Requirement — Write out exactly, please, every line from the beginning of the entries to the line holding "(12,7) rectangle (699,615);", and no pictures.
------------
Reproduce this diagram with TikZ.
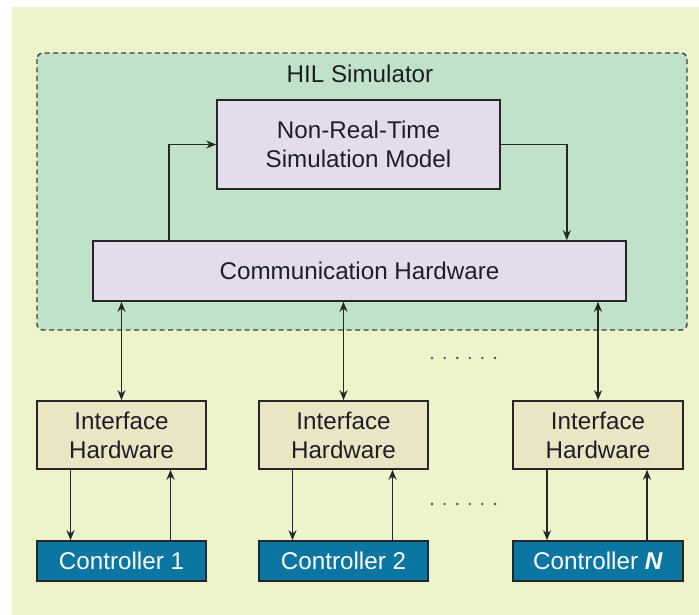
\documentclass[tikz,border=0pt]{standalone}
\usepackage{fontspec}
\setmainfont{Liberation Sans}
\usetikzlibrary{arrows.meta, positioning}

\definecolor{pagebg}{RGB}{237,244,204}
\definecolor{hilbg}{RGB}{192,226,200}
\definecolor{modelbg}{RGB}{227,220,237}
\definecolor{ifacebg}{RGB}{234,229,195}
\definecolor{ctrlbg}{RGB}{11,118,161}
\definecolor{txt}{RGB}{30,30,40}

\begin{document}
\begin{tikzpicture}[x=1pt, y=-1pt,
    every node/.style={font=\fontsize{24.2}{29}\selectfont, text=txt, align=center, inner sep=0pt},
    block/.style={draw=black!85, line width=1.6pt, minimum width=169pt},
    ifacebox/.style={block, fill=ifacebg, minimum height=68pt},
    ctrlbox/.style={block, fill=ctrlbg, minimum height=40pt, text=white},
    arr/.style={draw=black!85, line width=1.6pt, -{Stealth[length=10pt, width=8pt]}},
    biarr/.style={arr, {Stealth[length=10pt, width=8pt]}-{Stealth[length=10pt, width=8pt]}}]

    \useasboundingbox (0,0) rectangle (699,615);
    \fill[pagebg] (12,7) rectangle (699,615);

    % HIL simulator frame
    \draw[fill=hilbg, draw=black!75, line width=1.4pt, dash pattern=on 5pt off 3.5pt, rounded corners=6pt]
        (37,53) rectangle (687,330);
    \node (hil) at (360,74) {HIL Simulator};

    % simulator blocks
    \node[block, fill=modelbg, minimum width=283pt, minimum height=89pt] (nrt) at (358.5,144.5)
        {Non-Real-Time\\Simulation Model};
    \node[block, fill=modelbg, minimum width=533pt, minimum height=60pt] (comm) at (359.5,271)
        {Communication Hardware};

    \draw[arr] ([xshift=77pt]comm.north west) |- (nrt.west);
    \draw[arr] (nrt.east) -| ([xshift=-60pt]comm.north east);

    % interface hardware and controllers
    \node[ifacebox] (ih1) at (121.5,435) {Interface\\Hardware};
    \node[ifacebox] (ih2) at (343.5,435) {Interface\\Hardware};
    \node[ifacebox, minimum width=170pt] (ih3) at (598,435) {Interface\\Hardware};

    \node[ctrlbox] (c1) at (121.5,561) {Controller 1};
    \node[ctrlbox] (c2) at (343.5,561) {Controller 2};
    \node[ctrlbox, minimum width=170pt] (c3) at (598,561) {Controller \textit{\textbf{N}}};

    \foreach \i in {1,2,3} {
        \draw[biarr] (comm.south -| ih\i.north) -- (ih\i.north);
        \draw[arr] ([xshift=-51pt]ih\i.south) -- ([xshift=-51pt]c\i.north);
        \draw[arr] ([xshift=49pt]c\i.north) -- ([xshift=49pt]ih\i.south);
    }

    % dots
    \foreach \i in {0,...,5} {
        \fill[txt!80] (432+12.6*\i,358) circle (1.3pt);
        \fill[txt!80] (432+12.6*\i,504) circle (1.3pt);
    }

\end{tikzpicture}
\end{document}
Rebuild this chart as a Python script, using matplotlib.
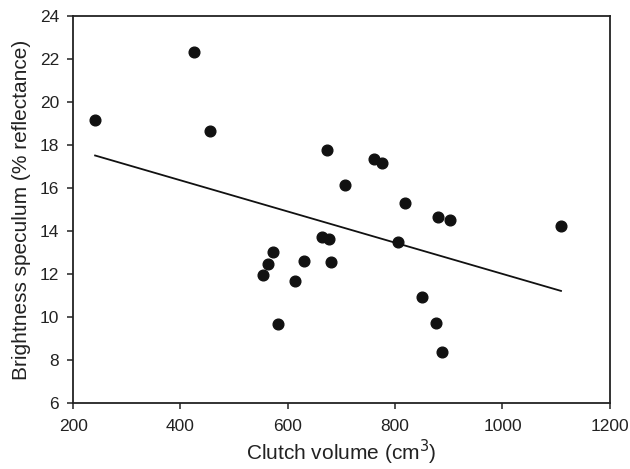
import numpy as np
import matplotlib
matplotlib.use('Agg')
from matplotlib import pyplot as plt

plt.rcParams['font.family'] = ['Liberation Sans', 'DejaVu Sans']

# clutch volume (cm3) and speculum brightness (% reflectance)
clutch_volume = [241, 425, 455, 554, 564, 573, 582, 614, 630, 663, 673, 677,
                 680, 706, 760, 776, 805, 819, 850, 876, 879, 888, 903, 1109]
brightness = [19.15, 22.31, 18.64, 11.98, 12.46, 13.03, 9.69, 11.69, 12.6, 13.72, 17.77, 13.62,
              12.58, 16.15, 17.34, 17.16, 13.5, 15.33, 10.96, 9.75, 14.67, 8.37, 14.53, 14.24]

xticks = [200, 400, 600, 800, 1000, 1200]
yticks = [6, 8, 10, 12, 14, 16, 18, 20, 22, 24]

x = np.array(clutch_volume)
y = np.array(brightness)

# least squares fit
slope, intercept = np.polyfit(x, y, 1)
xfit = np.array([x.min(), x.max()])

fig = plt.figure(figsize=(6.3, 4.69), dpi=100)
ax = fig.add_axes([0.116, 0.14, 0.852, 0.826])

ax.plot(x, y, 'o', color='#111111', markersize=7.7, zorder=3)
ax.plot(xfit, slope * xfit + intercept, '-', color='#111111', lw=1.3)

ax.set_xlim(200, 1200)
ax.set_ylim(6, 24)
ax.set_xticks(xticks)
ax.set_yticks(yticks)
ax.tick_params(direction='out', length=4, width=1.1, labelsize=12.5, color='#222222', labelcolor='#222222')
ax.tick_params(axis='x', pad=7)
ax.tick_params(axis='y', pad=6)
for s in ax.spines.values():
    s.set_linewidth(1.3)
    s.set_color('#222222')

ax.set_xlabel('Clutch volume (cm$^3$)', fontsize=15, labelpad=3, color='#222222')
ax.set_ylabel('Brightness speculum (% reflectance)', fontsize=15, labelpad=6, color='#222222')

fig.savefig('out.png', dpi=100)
------------
Exercise response —
Reproduce this diagram with TikZ.
\documentclass[tikz,border=0pt]{standalone}
\usepackage{fontspec}
\setmainfont{Liberation Sans}
\usetikzlibrary{arrows.meta, positioning}

\definecolor{pagebg}{RGB}{237,244,204}
\definecolor{hilbg}{RGB}{192,226,200}
\definecolor{modelbg}{RGB}{227,220,237}
\definecolor{ifacebg}{RGB}{234,229,195}
\definecolor{ctrlbg}{RGB}{11,118,161}
\definecolor{txt}{RGB}{30,30,40}

\begin{document}
\begin{tikzpicture}[x=1pt, y=-1pt,
    every node/.style={font=\fontsize{24.2}{29}\selectfont, text=txt, align=center, inner sep=0pt},
    block/.style={draw=black!85, line width=1.6pt, minimum width=169pt},
    ifacebox/.style={block, fill=ifacebg, minimum height=68pt},
    ctrlbox/.style={block, fill=ctrlbg, minimum height=40pt, text=white},
    arr/.style={draw=black!85, line width=1.6pt, -{Stealth[length=10pt, width=8pt]}},
    biarr/.style={arr, {Stealth[length=10pt, width=8pt]}-{Stealth[length=10pt, width=8pt]}}]

    \useasboundingbox (0,0) rectangle (699,615);
    \fill[pagebg] (12,7) rectangle (699,615);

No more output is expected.